- **What you have to do**:
Write out exactly, please, every line from the beginning of the entries to the line holding "0.8, 0.9, 1.0]", and no pictures.

--- Start Task inputs ---

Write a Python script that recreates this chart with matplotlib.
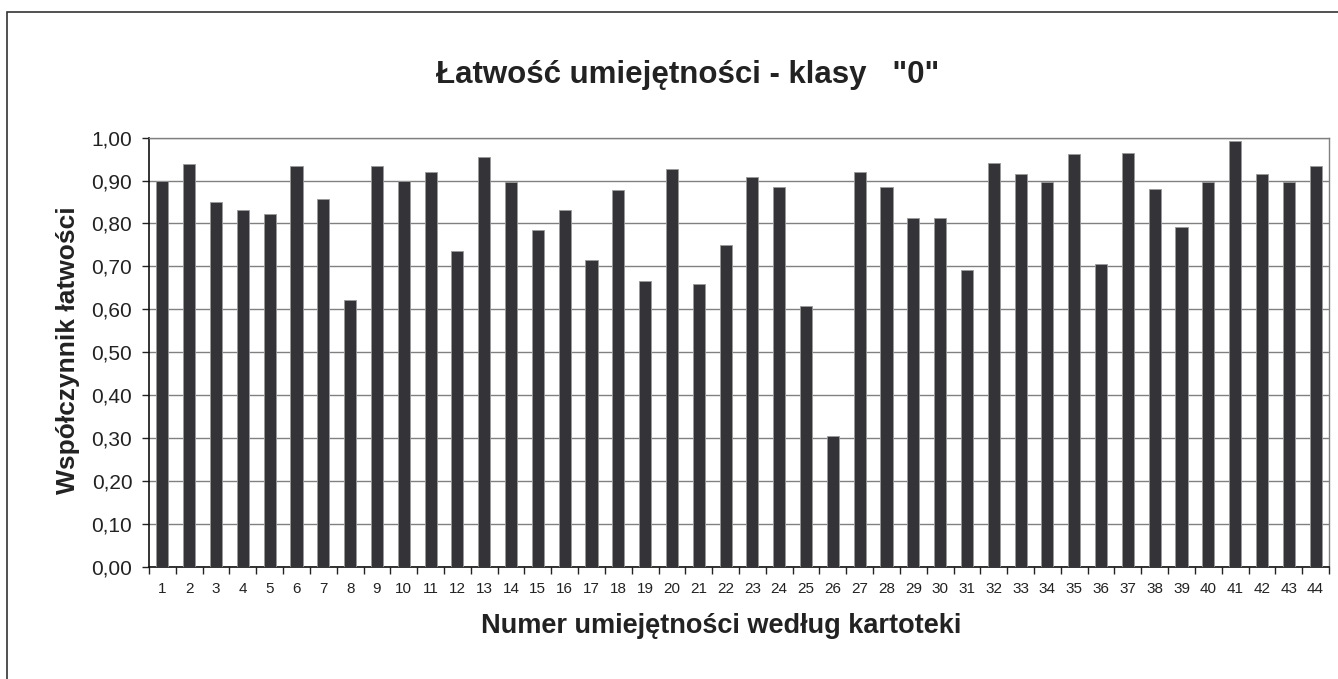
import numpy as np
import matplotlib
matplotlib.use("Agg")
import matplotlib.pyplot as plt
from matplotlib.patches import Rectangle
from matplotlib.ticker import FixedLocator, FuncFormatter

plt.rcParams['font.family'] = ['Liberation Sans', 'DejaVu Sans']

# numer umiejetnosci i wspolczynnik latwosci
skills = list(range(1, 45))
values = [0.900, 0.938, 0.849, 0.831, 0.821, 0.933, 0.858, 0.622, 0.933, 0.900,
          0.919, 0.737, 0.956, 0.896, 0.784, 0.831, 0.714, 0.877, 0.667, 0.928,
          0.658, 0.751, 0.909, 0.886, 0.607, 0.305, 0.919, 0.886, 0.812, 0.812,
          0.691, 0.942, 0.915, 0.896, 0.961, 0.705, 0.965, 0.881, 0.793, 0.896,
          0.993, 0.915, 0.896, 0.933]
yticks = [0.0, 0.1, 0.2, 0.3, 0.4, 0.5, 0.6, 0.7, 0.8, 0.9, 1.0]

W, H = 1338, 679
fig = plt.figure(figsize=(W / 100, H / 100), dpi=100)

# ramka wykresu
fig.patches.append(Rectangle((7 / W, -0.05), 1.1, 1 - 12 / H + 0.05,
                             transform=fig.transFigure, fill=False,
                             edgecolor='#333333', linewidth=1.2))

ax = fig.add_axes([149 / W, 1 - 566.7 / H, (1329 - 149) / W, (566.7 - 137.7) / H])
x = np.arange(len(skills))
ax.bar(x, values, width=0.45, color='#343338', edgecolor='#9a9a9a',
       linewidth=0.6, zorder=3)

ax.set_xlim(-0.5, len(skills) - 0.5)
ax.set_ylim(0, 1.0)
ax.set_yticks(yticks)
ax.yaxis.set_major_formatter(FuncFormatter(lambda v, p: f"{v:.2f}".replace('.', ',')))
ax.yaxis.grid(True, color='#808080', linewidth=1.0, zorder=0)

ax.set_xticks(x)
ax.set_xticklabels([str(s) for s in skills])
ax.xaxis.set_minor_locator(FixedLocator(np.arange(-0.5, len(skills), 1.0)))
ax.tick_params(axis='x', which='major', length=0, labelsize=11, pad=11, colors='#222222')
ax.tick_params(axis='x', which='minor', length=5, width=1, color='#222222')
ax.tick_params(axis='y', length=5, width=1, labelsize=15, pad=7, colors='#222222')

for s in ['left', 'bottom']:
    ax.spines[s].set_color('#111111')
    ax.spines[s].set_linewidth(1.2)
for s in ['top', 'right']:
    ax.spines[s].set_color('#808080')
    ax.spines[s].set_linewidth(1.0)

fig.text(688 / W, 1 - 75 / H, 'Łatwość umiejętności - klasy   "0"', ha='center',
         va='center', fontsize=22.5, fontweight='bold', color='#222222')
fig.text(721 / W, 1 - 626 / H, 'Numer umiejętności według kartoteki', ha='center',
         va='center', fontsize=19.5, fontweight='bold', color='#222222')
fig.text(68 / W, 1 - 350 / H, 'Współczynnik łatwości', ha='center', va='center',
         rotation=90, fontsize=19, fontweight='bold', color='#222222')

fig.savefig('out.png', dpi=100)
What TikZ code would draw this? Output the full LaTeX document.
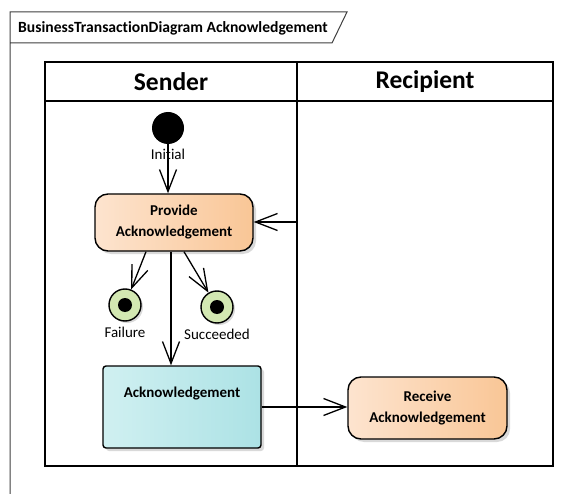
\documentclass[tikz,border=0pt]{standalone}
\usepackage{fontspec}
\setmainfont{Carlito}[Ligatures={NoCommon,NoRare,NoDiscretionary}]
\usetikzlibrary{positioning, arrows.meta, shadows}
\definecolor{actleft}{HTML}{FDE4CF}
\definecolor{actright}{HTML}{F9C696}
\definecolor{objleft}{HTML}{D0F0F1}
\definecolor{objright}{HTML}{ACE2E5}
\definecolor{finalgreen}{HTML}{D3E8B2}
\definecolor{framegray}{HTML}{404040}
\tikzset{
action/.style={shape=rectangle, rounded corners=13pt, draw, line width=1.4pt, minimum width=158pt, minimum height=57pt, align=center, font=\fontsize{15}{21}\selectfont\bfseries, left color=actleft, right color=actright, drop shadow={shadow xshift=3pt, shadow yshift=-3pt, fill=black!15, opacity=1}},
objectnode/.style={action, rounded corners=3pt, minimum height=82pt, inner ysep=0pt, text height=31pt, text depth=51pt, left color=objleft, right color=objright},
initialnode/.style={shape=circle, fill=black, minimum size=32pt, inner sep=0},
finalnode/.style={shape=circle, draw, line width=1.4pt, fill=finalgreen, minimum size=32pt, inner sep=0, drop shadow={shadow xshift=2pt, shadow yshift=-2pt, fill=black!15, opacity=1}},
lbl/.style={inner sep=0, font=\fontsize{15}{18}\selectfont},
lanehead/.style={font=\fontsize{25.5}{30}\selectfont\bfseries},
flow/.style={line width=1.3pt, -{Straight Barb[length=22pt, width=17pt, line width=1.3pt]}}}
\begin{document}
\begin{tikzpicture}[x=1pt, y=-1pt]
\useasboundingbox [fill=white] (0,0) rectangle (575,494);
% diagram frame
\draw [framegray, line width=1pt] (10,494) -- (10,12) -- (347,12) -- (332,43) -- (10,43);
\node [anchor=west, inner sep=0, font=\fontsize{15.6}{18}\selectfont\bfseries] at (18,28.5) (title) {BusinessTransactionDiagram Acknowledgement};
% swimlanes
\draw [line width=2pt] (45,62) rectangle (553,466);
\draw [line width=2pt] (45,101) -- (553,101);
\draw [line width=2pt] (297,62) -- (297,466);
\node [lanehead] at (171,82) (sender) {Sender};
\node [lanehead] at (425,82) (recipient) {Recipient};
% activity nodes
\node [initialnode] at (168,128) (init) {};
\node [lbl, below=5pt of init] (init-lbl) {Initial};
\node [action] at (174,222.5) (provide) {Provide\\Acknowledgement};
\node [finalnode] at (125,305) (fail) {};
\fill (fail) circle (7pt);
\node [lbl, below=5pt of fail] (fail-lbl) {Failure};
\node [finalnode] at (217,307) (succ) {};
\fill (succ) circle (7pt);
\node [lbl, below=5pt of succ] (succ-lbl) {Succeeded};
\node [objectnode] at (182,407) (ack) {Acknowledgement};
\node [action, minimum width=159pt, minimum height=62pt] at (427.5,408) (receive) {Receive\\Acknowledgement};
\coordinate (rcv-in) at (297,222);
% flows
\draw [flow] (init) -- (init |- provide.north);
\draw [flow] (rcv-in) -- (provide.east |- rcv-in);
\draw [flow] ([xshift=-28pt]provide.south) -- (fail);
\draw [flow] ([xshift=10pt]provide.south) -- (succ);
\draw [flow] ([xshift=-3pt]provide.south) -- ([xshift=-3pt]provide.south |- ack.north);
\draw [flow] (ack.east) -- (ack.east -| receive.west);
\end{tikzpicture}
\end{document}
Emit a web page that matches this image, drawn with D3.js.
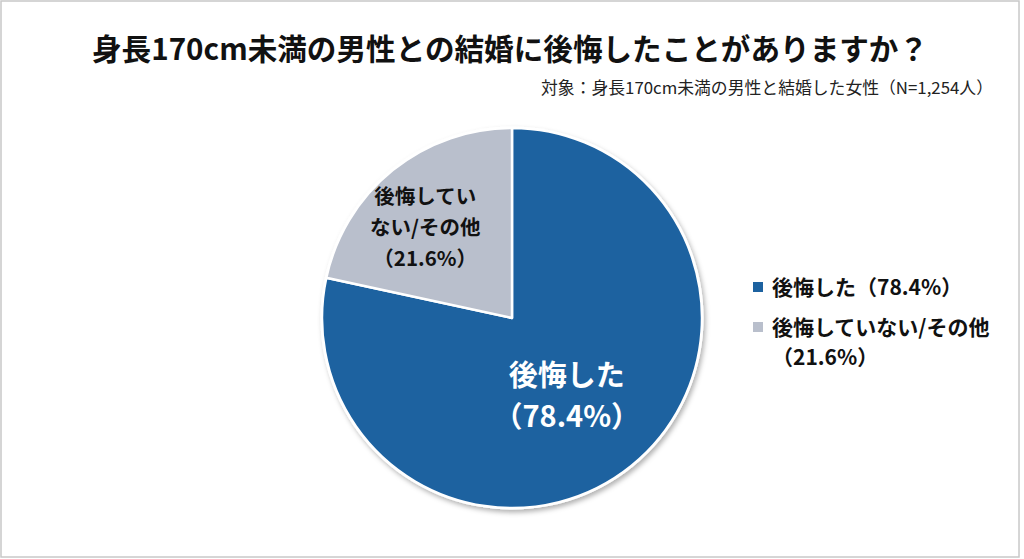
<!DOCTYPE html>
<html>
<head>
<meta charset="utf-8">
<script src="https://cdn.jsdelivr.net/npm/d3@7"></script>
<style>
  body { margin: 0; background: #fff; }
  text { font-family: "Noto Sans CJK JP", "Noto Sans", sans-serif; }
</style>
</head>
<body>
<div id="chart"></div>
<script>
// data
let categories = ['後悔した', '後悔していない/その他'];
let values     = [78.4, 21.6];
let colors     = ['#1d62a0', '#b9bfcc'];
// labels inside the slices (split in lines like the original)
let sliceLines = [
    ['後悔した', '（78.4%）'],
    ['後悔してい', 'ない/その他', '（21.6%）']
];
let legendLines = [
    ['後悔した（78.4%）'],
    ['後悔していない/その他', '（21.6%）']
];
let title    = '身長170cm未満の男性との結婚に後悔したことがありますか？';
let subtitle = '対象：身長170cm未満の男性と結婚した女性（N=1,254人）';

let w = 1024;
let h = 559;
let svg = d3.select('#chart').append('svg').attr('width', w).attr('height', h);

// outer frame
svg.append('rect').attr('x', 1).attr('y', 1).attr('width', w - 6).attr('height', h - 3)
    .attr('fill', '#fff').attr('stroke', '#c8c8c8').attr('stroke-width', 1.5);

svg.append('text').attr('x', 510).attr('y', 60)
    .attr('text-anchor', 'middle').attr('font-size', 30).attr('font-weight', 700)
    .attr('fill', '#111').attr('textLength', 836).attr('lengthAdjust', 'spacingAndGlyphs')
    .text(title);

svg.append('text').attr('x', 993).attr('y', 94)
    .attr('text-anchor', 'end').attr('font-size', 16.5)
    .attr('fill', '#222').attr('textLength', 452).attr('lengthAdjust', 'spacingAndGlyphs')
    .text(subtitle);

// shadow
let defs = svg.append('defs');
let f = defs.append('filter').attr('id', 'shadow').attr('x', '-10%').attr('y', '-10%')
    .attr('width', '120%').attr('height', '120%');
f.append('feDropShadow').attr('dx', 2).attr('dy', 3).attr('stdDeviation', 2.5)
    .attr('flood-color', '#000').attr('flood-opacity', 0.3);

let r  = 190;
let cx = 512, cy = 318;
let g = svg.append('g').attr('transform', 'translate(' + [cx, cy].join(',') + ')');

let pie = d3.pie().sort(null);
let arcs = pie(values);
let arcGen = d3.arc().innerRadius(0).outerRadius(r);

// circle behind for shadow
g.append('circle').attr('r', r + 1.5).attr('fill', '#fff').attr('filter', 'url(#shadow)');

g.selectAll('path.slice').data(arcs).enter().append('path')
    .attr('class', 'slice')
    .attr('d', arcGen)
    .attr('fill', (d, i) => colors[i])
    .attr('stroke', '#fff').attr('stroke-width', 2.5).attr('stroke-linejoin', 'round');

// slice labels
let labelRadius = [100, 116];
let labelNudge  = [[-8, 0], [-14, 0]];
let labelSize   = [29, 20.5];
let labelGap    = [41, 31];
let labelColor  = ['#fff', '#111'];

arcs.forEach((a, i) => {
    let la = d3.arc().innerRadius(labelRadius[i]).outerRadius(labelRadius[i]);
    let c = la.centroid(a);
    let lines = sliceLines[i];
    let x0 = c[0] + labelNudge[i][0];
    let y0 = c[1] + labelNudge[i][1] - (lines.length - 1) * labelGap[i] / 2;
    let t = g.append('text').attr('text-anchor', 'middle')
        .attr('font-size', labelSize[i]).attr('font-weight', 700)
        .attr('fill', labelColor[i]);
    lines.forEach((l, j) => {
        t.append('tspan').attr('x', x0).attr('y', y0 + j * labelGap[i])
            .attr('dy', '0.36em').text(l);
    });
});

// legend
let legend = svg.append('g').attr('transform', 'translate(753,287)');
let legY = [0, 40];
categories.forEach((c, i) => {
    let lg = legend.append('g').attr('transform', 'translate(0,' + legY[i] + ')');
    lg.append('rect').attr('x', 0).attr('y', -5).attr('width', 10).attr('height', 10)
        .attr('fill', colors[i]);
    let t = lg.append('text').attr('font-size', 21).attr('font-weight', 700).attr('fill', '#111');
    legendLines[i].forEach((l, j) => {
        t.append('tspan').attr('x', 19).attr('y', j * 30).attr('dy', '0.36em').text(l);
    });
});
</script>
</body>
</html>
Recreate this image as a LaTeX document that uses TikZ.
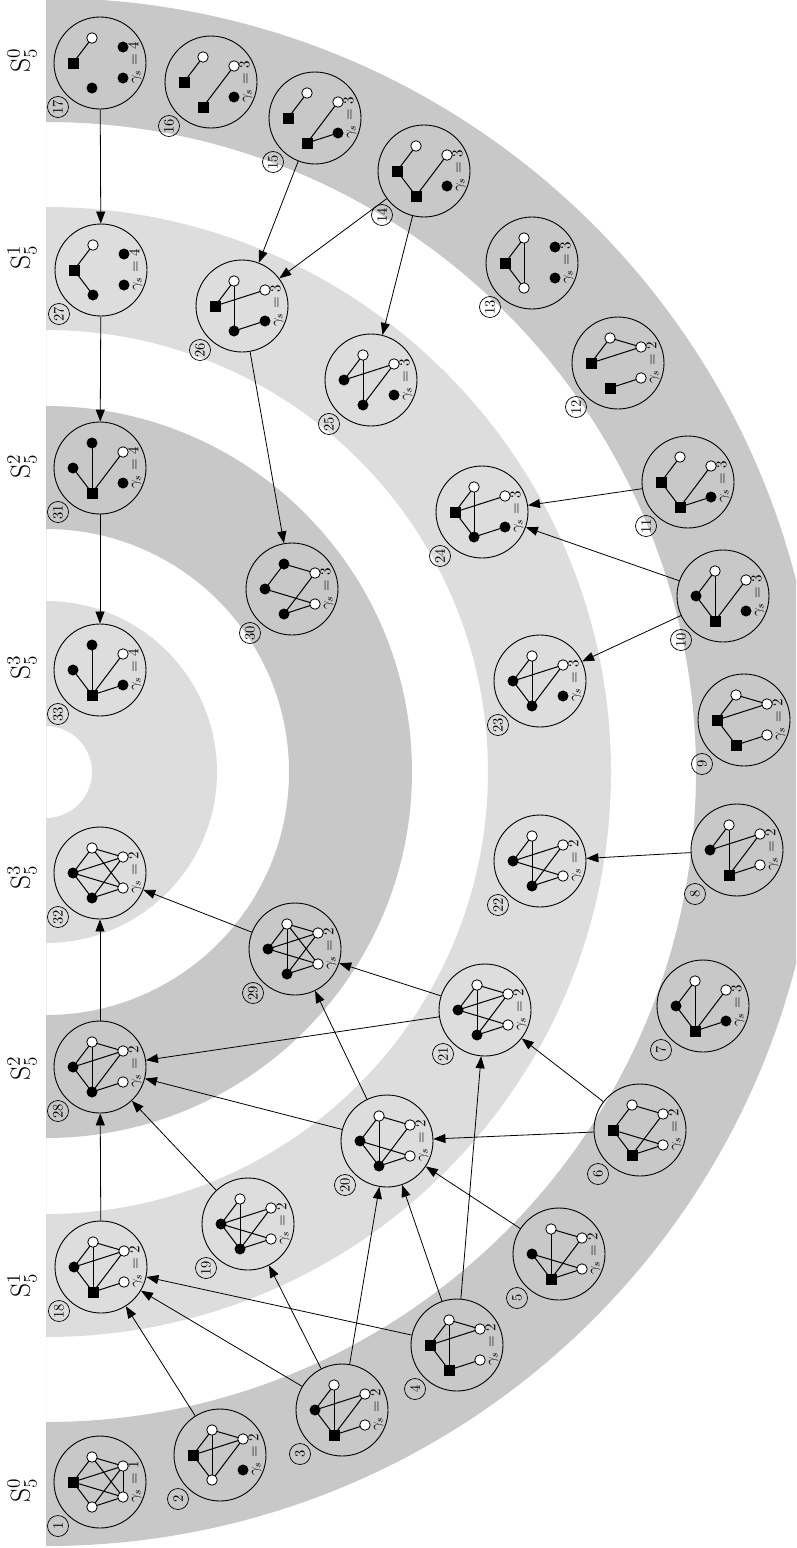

--- End Task inputs ---

- **Reply to the exercise**:
Write a Python script that recreates this chart with matplotlib.
import numpy as np
import matplotlib
matplotlib.use("Agg")
import matplotlib.pyplot as plt
from matplotlib.patches import Rectangle
from matplotlib.ticker import FixedLocator, FuncFormatter

plt.rcParams['font.family'] = ['Liberation Sans', 'DejaVu Sans']

# numer umiejetnosci i wspolczynnik latwosci
skills = list(range(1, 45))
values = [0.900, 0.938, 0.849, 0.831, 0.821, 0.933, 0.858, 0.622, 0.933, 0.900,
          0.919, 0.737, 0.956, 0.896, 0.784, 0.831, 0.714, 0.877, 0.667, 0.928,
          0.658, 0.751, 0.909, 0.886, 0.607, 0.305, 0.919, 0.886, 0.812, 0.812,
          0.691, 0.942, 0.915, 0.896, 0.961, 0.705, 0.965, 0.881, 0.793, 0.896,
          0.993, 0.915, 0.896, 0.933]
yticks = [0.0, 0.1, 0.2, 0.3, 0.4, 0.5, 0.6, 0.7, 0.8, 0.9, 1.0]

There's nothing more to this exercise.